GOAL >>
Restate the data word for word and leave the images out.

GIVEN INFORMATION >>
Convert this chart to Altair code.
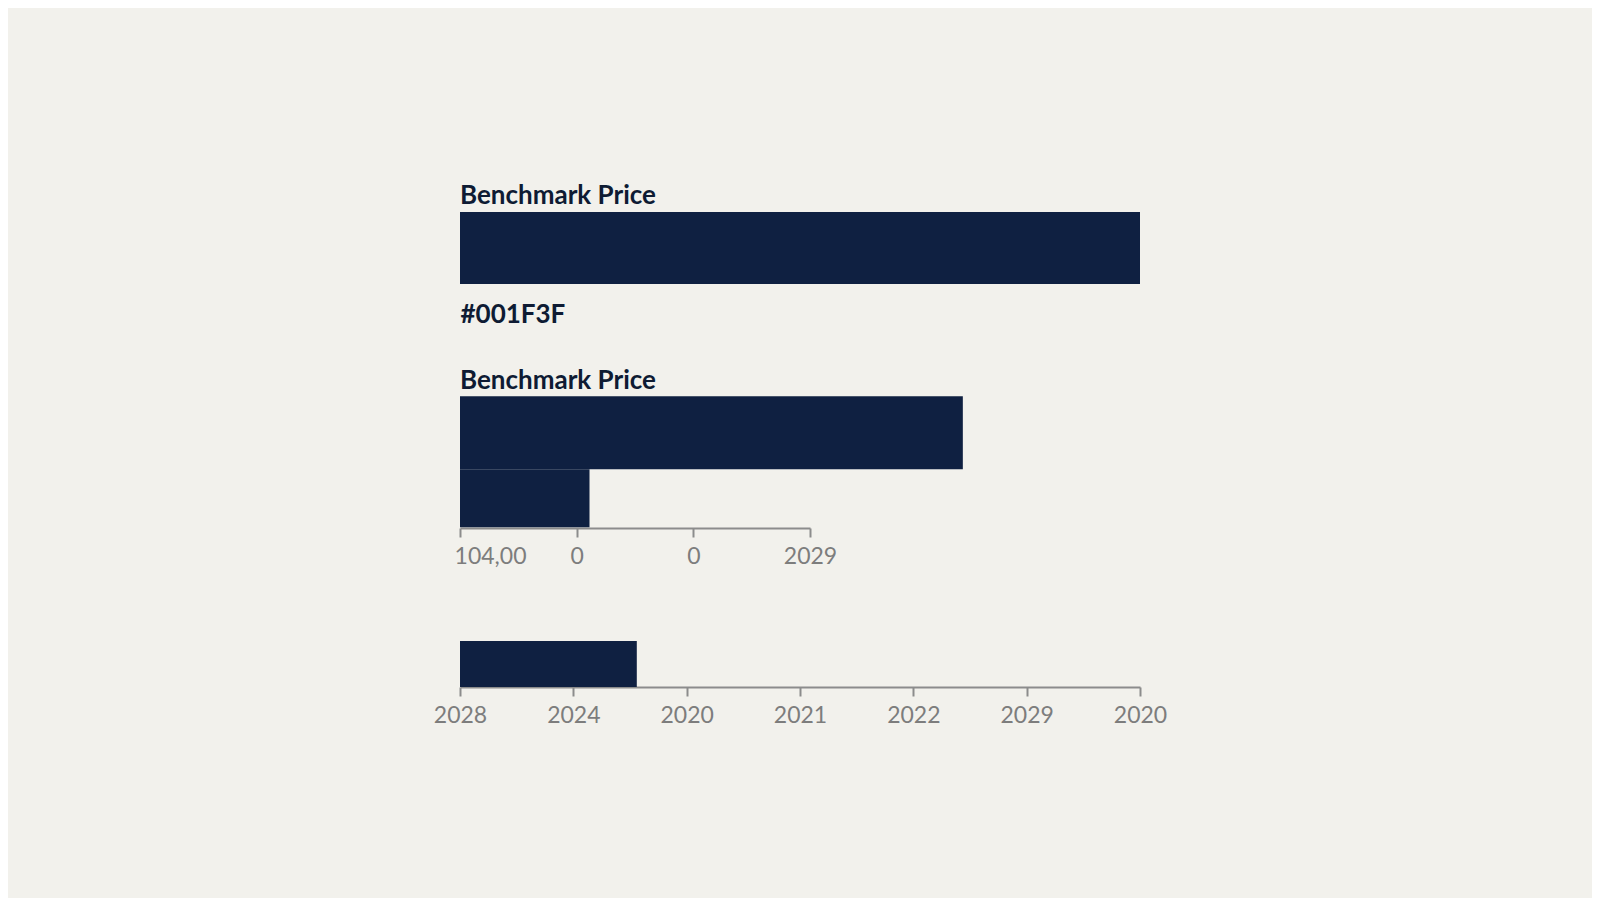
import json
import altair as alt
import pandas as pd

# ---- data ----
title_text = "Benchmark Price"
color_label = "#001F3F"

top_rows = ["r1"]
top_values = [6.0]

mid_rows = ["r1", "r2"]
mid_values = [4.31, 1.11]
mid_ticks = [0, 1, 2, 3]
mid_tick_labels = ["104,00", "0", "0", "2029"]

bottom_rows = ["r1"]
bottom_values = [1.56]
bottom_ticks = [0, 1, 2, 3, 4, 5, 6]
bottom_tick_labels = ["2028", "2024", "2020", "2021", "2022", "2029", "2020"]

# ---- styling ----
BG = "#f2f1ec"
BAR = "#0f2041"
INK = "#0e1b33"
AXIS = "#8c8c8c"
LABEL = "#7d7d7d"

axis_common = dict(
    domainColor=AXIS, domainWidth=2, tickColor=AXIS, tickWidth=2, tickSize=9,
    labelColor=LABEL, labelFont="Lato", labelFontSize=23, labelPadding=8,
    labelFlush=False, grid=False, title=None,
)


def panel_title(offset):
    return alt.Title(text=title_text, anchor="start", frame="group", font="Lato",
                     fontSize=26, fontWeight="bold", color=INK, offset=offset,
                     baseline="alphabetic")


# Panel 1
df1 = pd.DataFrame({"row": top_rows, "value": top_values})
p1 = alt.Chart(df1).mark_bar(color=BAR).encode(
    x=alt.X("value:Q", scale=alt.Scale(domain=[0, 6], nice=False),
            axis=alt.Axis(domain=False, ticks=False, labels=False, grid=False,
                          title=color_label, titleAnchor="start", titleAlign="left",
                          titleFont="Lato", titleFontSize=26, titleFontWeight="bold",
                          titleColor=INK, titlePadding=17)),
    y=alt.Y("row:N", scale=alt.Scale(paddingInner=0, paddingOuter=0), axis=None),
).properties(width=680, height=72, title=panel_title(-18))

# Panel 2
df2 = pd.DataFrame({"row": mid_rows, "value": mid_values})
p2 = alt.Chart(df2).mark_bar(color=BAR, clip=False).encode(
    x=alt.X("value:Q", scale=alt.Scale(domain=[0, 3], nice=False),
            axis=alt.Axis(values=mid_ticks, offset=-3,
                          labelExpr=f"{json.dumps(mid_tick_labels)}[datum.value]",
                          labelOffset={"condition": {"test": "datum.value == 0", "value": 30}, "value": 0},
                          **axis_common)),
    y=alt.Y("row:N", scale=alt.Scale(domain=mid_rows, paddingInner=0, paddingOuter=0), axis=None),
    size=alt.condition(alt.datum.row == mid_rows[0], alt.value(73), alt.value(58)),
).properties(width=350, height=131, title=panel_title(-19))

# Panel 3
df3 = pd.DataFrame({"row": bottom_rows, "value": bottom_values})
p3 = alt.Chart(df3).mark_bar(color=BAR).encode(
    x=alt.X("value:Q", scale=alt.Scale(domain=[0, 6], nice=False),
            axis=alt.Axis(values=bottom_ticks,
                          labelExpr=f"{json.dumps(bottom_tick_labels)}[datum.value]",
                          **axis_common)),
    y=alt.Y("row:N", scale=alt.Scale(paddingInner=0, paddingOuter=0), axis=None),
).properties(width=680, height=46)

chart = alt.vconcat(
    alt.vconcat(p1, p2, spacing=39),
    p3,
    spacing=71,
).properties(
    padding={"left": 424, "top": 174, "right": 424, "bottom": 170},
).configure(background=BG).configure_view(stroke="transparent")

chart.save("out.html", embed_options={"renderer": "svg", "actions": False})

COMPLETED EXERCISE >>
Convert this chart to Altair code.
import json
import altair as alt
import pandas as pd

# ---- data ----
title_text = "Benchmark Price"
color_label = "#001F3F"

top_rows = ["r1"]
top_values = [6.0]

mid_rows = ["r1", "r2"]
mid_values = [4.31, 1.11]
mid_ticks = [0, 1, 2, 3]
mid_tick_labels = ["104,00", "0", "0", "2029"]

bottom_rows = ["r1"]
bottom_values = [1.56]
bottom_ticks = [0, 1, 2, 3, 4, 5, 6]
bottom_tick_labels = ["2028", "2024", "2020", "2021", "2022", "2029", "2020"]

# ---- styling ----
BG = "#f2f1ec"
BAR = "#0f2041"
INK = "#0e1b33"
AXIS = "#8c8c8c"
LABEL = "#7d7d7d"

axis_common = dict(
    domainColor=AXIS, domainWidth=2, tickColor=AXIS, tickWidth=2, tickSize=9,
    labelColor=LABEL, labelFont="Lato", labelFontSize=23, labelPadding=8,
    labelFlush=False, grid=False, title=None,
)


def panel_title(offset):
    return alt.Title(text=title_text, anchor="start", frame="group", font="Lato",
                     fontSize=26, fontWeight="bold", color=INK, offset=offset,
                     baseline="alphabetic")


# Panel 1
df1 = pd.DataFrame({"row": top_rows, "value": top_values})
p1 = alt.Chart(df1).mark_bar(color=BAR).encode(
    x=alt.X("value:Q", scale=alt.Scale(domain=[0, 6], nice=False),
            axis=alt.Axis(domain=False, ticks=False, labels=False, grid=False,
                          title=color_label, titleAnchor="start", titleAlign="left",
                          titleFont="Lato", titleFontSize=26, titleFontWeight="bold",
                          titleColor=INK, titlePadding=17)),
    y=alt.Y("row:N", scale=alt.Scale(paddingInner=0, paddingOuter=0), axis=None),
).properties(width=680, height=72, title=panel_title(-18))

# Panel 2
df2 = pd.DataFrame({"row": mid_rows, "value": mid_values})
p2 = alt.Chart(df2).mark_bar(color=BAR, clip=False).encode(
    x=alt.X("value:Q", scale=alt.Scale(domain=[0, 3], nice=False),
            axis=alt.Axis(values=mid_ticks, offset=-3,
                          labelExpr=f"{json.dumps(mid_tick_labels)}[datum.value]",
                          labelOffset={"condition": {"test": "datum.value == 0", "value": 30}, "value": 0},
                          **axis_common)),
    y=alt.Y("row:N", scale=alt.Scale(domain=mid_rows, paddingInner=0, paddingOuter=0), axis=None),
    size=alt.condition(alt.datum.row == mid_rows[0], alt.value(73), alt.value(58)),
).properties(width=350, height=131, title=panel_title(-19))

# Panel 3
df3 = pd.DataFrame({"row": bottom_rows, "value": bottom_values})
p3 = alt.Chart(df3).mark_bar(color=BAR).encode(
    x=alt.X("value:Q", scale=alt.Scale(domain=[0, 6], nice=False),
            axis=alt.Axis(values=bottom_ticks,
                          labelExpr=f"{json.dumps(bottom_tick_labels)}[datum.value]",
                          **axis_common)),
    y=alt.Y("row:N", scale=alt.Scale(paddingInner=0, paddingOuter=0), axis=None),
).properties(width=680, height=46)

chart = alt.vconcat(
    alt.vconcat(p1, p2, spacing=39),
    p3,
    spacing=71,
).properties(
    padding={"left": 424, "top": 174, "right": 424, "bottom": 170},
).configure(background=BG).configure_view(stroke="transparent")

chart.save("out.html", embed_options={"renderer": "svg", "actions": False})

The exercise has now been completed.